> [LISTED ENTRIES]:
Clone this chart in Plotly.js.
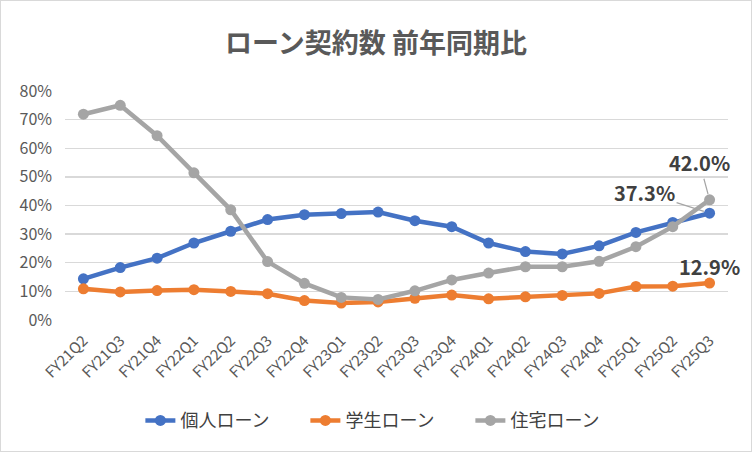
<!DOCTYPE html>
<html>
<head>
<meta charset="utf-8">
<script src="https://cdn.plot.ly/plotly-3.0.1.min.js"></script>
<style>
  body { margin: 0; background: #fff; }
  #chart { width: 750px; height: 450px; border: 1px solid #d9d9d9; }
</style>
</head>
<body>
<div id="chart"></div>
<script>
// quarters
const quarters = ['FY21Q2', 'FY21Q3', 'FY21Q4', 'FY22Q1', 'FY22Q2', 'FY22Q3', 'FY22Q4',
  'FY23Q1', 'FY23Q2', 'FY23Q3', 'FY23Q4', 'FY24Q1', 'FY24Q2', 'FY24Q3', 'FY24Q4',
  'FY25Q1', 'FY25Q2', 'FY25Q3'];

// year-on-year growth, %
const personal = [14.4, 18.3, 21.6, 26.9, 31.0, 35.1, 36.8, 37.2, 37.7, 34.7, 32.6, 26.9,
  23.9, 23.1, 25.9, 30.6, 34.1, 37.3];
const student = [10.9, 9.8, 10.3, 10.6, 10.0, 9.2, 6.8, 5.9, 6.3, 7.6, 8.7, 7.4,
  8.1, 8.6, 9.3, 11.7, 11.8, 12.9];
const housing = [71.9, 75.0, 64.4, 51.4, 38.5, 20.4, 12.8, 7.9, 7.2, 10.2, 14.0, 16.4,
  18.6, 18.6, 20.5, 25.6, 32.6, 42.0];

const names = ['個人ローン', '学生ローン', '住宅ローン'];
const colors = ['#4472C4', '#ED7D31', '#A5A5A5'];

const font = 'Noto Sans CJK JP, sans-serif';

const traces = [personal, student, housing].map((vals, i) => ({
  x: quarters,
  y: vals,
  name: names[i],
  type: 'scatter',
  mode: 'lines+markers',
  line: { color: colors[i], width: 4.5 },
  marker: { color: colors[i], size: 11 },
  hoverinfo: 'x+y'
}));

const last = quarters[quarters.length - 1];
const lbl = (v) => '<b>' + v.toFixed(1) + '%</b>';

const layout = {
  width: 750,
  height: 450,
  margin: { l: 64, r: 23, t: 90, b: 131 },
  paper_bgcolor: '#fff',
  plot_bgcolor: '#fff',
  font: { family: font, color: '#595959' },
  title: {
    text: '<b>ローン契約数 前年同期比</b>',
    font: { size: 27, color: '#595959' },
    x: 0.5, xanchor: 'center', y: 0.905, yanchor: 'middle'
  },
  xaxis: {
    type: 'category',
    range: [-0.5, quarters.length - 0.5],
    tickangle: -45,
    tickfont: { size: 15, color: '#595959' },
    ticklabelstandoff: 8,
    showgrid: false,
    showline: false,
    ticks: ''
  },
  yaxis: {
    range: [0, 80],
    dtick: 10,
    ticksuffix: '%',
    tickfont: { size: 16, color: '#595959' },
    ticklabelstandoff: 12,
    gridcolor: '#d9d9d9',
    gridwidth: 1.3,
    zeroline: false,
    showline: false,
    ticks: ''
  },
  showlegend: true,
  legend: {
    orientation: 'h',
    x: 0.487, xanchor: 'center',
    y: -0.44, yanchor: 'middle',
    font: { size: 18, color: '#404040' },
    itemwidth: 30,
    entrywidth: 120,
    entrywidthmode: 'pixels',
    traceorder: 'normal'
  },
  annotations: [
    {
      x: last, y: housing[housing.length - 1], text: lbl(housing[housing.length - 1]),
      showarrow: true, arrowhead: 0, arrowwidth: 1.2, arrowcolor: '#A5A5A5',
      ax: -10, ay: -37, standoff: 6,
      font: { size: 20, color: '#404040' }
    },
    {
      x: last, y: personal[personal.length - 1], text: lbl(personal[personal.length - 1]),
      showarrow: true, arrowhead: 0, arrowwidth: 1.2, arrowcolor: '#A5A5A5',
      ax: -65, ay: -21, standoff: 6,
      font: { size: 20, color: '#404040' }
    },
    {
      x: last, y: student[student.length - 1], text: lbl(student[student.length - 1]),
      showarrow: false, yshift: 17,
      font: { size: 20, color: '#404040' }
    }
  ]
};

Plotly.newPlot('chart', traces, layout, { displayModeBar: false, staticPlot: true });
</script>
</body>
</html>
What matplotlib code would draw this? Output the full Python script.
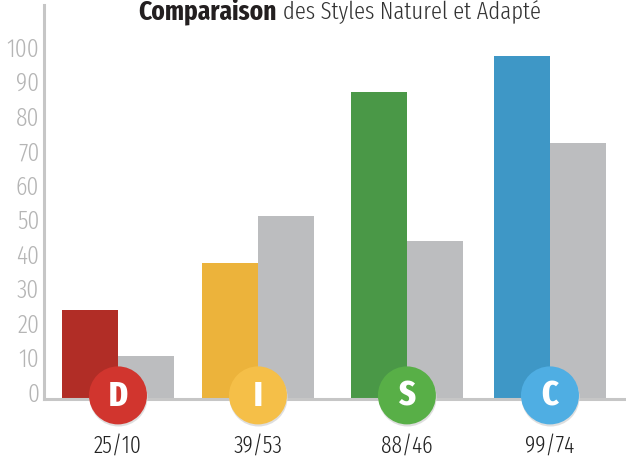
# file: plot.py
# description: DISC bar chart, natural vs adapted styles.

from matplotlib import pyplot
from matplotlib.transforms import ScaledTranslation

NARROW = ['Fira Sans Extra Condensed', 'Liberation Sans']

letters = ['D', 'I', 'S', 'C']
labels = ['25/10', '39/53', '88/46', '99/74']
natural = [25.5, 39.3, 88.7, 99.2]
adapted = [12.3, 53, 45.5, 74]
group_pos = [0, 1, 2.064, 3.086]
y_ticks = [0, 10, 20, 30, 40, 50, 60, 70, 80, 90, 100]

bar_colors = ['#B12D26', '#ECB33B', '#4A9847', '#3E97C6']
badge_colors = ['#D1352E', '#F5BF48', '#58AF47', '#4FAEE3']
gray = '#BCBDBF'
bar_width = 0.4

fig = pyplot.figure(figsize=(6.26, 4.59), dpi=100)
ax = fig.add_axes([43.5/626, 60.5/459, 582.5/626, 393.5/459])
ax.set_xlim(-0.532, 3.629)
ax.set_ylim(0, 114)

for spine in ('top', 'right'):
  ax.spines[spine].set_visible(False)
for spine in ('left', 'bottom'):
  ax.spines[spine].set_color('#C6C6C6')
  ax.spines[spine].set_linewidth(2.2)

ax.bar([p - bar_width/2 for p in group_pos], natural, bar_width,
       color=bar_colors, zorder=2)
ax.bar([p + bar_width/2 for p in group_pos], adapted, bar_width,
       color=gray, zorder=2)

# badges sit on the baseline, with a soft shadow below
ax.scatter(group_pos, [0.3]*4, s=1744, color='#DEDEDE', linewidths=0,
           clip_on=False, zorder=3)
ax.scatter(group_pos, [0.9]*4, s=1744, color=badge_colors, linewidths=0,
           clip_on=False, zorder=4)
for p, letter in zip(group_pos, letters):
  ax.text(p, 0.6, letter, color='white', fontsize=25, fontweight=800,
          family=NARROW, ha='center', va='center', zorder=5)

ax.set_xticks(group_pos)
ax.set_xticklabels(labels, family=NARROW, fontsize=17, fontweight=300, color='#222222')
ax.tick_params(axis='x', length=0, pad=26)
ax.set_yticks(y_ticks)
ax.set_yticklabels(y_ticks, family=NARROW, fontsize=18.5, fontweight=300, color='#B5B5B5')
ax.tick_params(axis='y', length=0, pad=3)
shift = ScaledTranslation(0, 6.5/100, fig.dpi_scale_trans)
for tick in ax.get_yticklabels():
  tick.set_transform(tick.get_transform() + shift)

# title in two weights, placed side by side
renderer = fig.canvas.get_renderer()
bold = fig.text(138.5/626, 1 - 19/459, 'Comparaison', family=NARROW, fontweight='bold',
                fontsize=19.7, color='#231F20')
end = bold.get_window_extent(renderer).x1
fig.text((end + 6)/626, 1 - 19/459, 'des Styles Naturel et Adapté', family=NARROW,
         fontweight=300, fontsize=17.7, color='#333333')

fig.savefig('out.png', dpi=100)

> [OBJECTIVE]: The entries above are to be returned exactly, without their pictures.

> [RESPONSE TO THE EXERCISE]:
Clone this chart in Plotly.js.
<!DOCTYPE html>
<html>
<head>
<meta charset="utf-8">
<script src="https://cdn.plot.ly/plotly-3.0.1.min.js"></script>
<style>
  body { margin: 0; background: #fff; }
  #chart { width: 750px; height: 450px; border: 1px solid #d9d9d9; }
</style>
</head>
<body>
<div id="chart"></div>
<script>
// quarters
const quarters = ['FY21Q2', 'FY21Q3', 'FY21Q4', 'FY22Q1', 'FY22Q2', 'FY22Q3', 'FY22Q4',
  'FY23Q1', 'FY23Q2', 'FY23Q3', 'FY23Q4', 'FY24Q1', 'FY24Q2', 'FY24Q3', 'FY24Q4',
  'FY25Q1', 'FY25Q2', 'FY25Q3'];

// year-on-year growth, %
const personal = [14.4, 18.3, 21.6, 26.9, 31.0, 35.1, 36.8, 37.2, 37.7, 34.7, 32.6, 26.9,
  23.9, 23.1, 25.9, 30.6, 34.1, 37.3];
const student = [10.9, 9.8, 10.3, 10.6, 10.0, 9.2, 6.8, 5.9, 6.3, 7.6, 8.7, 7.4,
  8.1, 8.6, 9.3, 11.7, 11.8, 12.9];
const housing = [71.9, 75.0, 64.4, 51.4, 38.5, 20.4, 12.8, 7.9, 7.2, 10.2, 14.0, 16.4,
  18.6, 18.6, 20.5, 25.6, 32.6, 42.0];

const names = ['個人ローン', '学生ローン', '住宅ローン'];
const colors = ['#4472C4', '#ED7D31', '#A5A5A5'];

const font = 'Noto Sans CJK JP, sans-serif';

const traces = [personal, student, housing].map((vals, i) => ({
  x: quarters,
  y: vals,
  name: names[i],
  type: 'scatter',
  mode: 'lines+markers',
  line: { color: colors[i], width: 4.5 },
  marker: { color: colors[i], size: 11 },
  hoverinfo: 'x+y'
}));

const last = quarters[quarters.length - 1];
const lbl = (v) => '<b>' + v.toFixed(1) + '%</b>';

const layout = {
  width: 750,
  height: 450,
  margin: { l: 64, r: 23, t: 90, b: 131 },
  paper_bgcolor: '#fff',
  plot_bgcolor: '#fff',
  font: { family: font, color: '#595959' },
  title: {
    text: '<b>ローン契約数 前年同期比</b>',
    font: { size: 27, color: '#595959' },
    x: 0.5, xanchor: 'center', y: 0.905, yanchor: 'middle'
  },
  xaxis: {
    type: 'category',
    range: [-0.5, quarters.length - 0.5],
    tickangle: -45,
    tickfont: { size: 15, color: '#595959' },
    ticklabelstandoff: 8,
    showgrid: false,
    showline: false,
    ticks: ''
  },
  yaxis: {
    range: [0, 80],
    dtick: 10,
    ticksuffix: '%',
    tickfont: { size: 16, color: '#595959' },
    ticklabelstandoff: 12,
    gridcolor: '#d9d9d9',
    gridwidth: 1.3,
    zeroline: false,
    showline: false,
    ticks: ''
  },
  showlegend: true,
  legend: {
    orientation: 'h',
    x: 0.487, xanchor: 'center',
    y: -0.44, yanchor: 'middle',
    font: { size: 18, color: '#404040' },
    itemwidth: 30,
    entrywidth: 120,
    entrywidthmode: 'pixels',
    traceorder: 'normal'
  },
  annotations: [
    {
      x: last, y: housing[housing.length - 1], text: lbl(housing[housing.length - 1]),
      showarrow: true, arrowhead: 0, arrowwidth: 1.2, arrowcolor: '#A5A5A5',
      ax: -10, ay: -37, standoff: 6,
      font: { size: 20, color: '#404040' }
    },
    {
      x: last, y: personal[personal.length - 1], text: lbl(personal[personal.length - 1]),
      showarrow: true, arrowhead: 0, arrowwidth: 1.2, arrowcolor: '#A5A5A5',
      ax: -65, ay: -21, standoff: 6,
      font: { size: 20, color: '#404040' }
    },
    {
      x: last, y: student[student.length - 1], text: lbl(student[student.length - 1]),
      showarrow: false, yshift: 17,
      font: { size: 20, color: '#404040' }
    }
  ]
};

Plotly.newPlot('chart', traces, layout, { displayModeBar: false, staticPlot: true });
</script>
</body>
</html>
What matplotlib code would draw this? Output the full Python script.
# file: plot.py
# description: DISC bar chart, natural vs adapted styles.

from matplotlib import pyplot
from matplotlib.transforms import ScaledTranslation

NARROW = ['Fira Sans Extra Condensed', 'Liberation Sans']

letters = ['D', 'I', 'S', 'C']
labels = ['25/10', '39/53', '88/46', '99/74']
natural = [25.5, 39.3, 88.7, 99.2]
adapted = [12.3, 53, 45.5, 74]
group_pos = [0, 1, 2.064, 3.086]
y_ticks = [0, 10, 20, 30, 40, 50, 60, 70, 80, 90, 100]

bar_colors = ['#B12D26', '#ECB33B', '#4A9847', '#3E97C6']
badge_colors = ['#D1352E', '#F5BF48', '#58AF47', '#4FAEE3']
gray = '#BCBDBF'
bar_width = 0.4

fig = pyplot.figure(figsize=(6.26, 4.59), dpi=100)
ax = fig.add_axes([43.5/626, 60.5/459, 582.5/626, 393.5/459])
ax.set_xlim(-0.532, 3.629)
ax.set_ylim(0, 114)

for spine in ('top', 'right'):
  ax.spines[spine].set_visible(False)
for spine in ('left', 'bottom'):
  ax.spines[spine].set_color('#C6C6C6')
  ax.spines[spine].set_linewidth(2.2)

ax.bar([p - bar_width/2 for p in group_pos], natural, bar_width,
       color=bar_colors, zorder=2)
ax.bar([p + bar_width/2 for p in group_pos], adapted, bar_width,
       color=gray, zorder=2)

# badges sit on the baseline, with a soft shadow below
ax.scatter(group_pos, [0.3]*4, s=1744, color='#DEDEDE', linewidths=0,
           clip_on=False, zorder=3)
ax.scatter(group_pos, [0.9]*4, s=1744, color=badge_colors, linewidths=0,
           clip_on=False, zorder=4)
for p, letter in zip(group_pos, letters):
  ax.text(p, 0.6, letter, color='white', fontsize=25, fontweight=800,
          family=NARROW, ha='center', va='center', zorder=5)

ax.set_xticks(group_pos)
ax.set_xticklabels(labels, family=NARROW, fontsize=17, fontweight=300, color='#222222')
ax.tick_params(axis='x', length=0, pad=26)
ax.set_yticks(y_ticks)
ax.set_yticklabels(y_ticks, family=NARROW, fontsize=18.5, fontweight=300, color='#B5B5B5')
ax.tick_params(axis='y', length=0, pad=3)
shift = ScaledTranslation(0, 6.5/100, fig.dpi_scale_trans)
for tick in ax.get_yticklabels():
  tick.set_transform(tick.get_transform() + shift)

# title in two weights, placed side by side
renderer = fig.canvas.get_renderer()
bold = fig.text(138.5/626, 1 - 19/459, 'Comparaison', family=NARROW, fontweight='bold',
                fontsize=19.7, color='#231F20')
end = bold.get_window_extent(renderer).x1
fig.text((end + 6)/626, 1 - 19/459, 'des Styles Naturel et Adapté', family=NARROW,
         fontweight=300, fontsize=17.7, color='#333333')

fig.savefig('out.png', dpi=100)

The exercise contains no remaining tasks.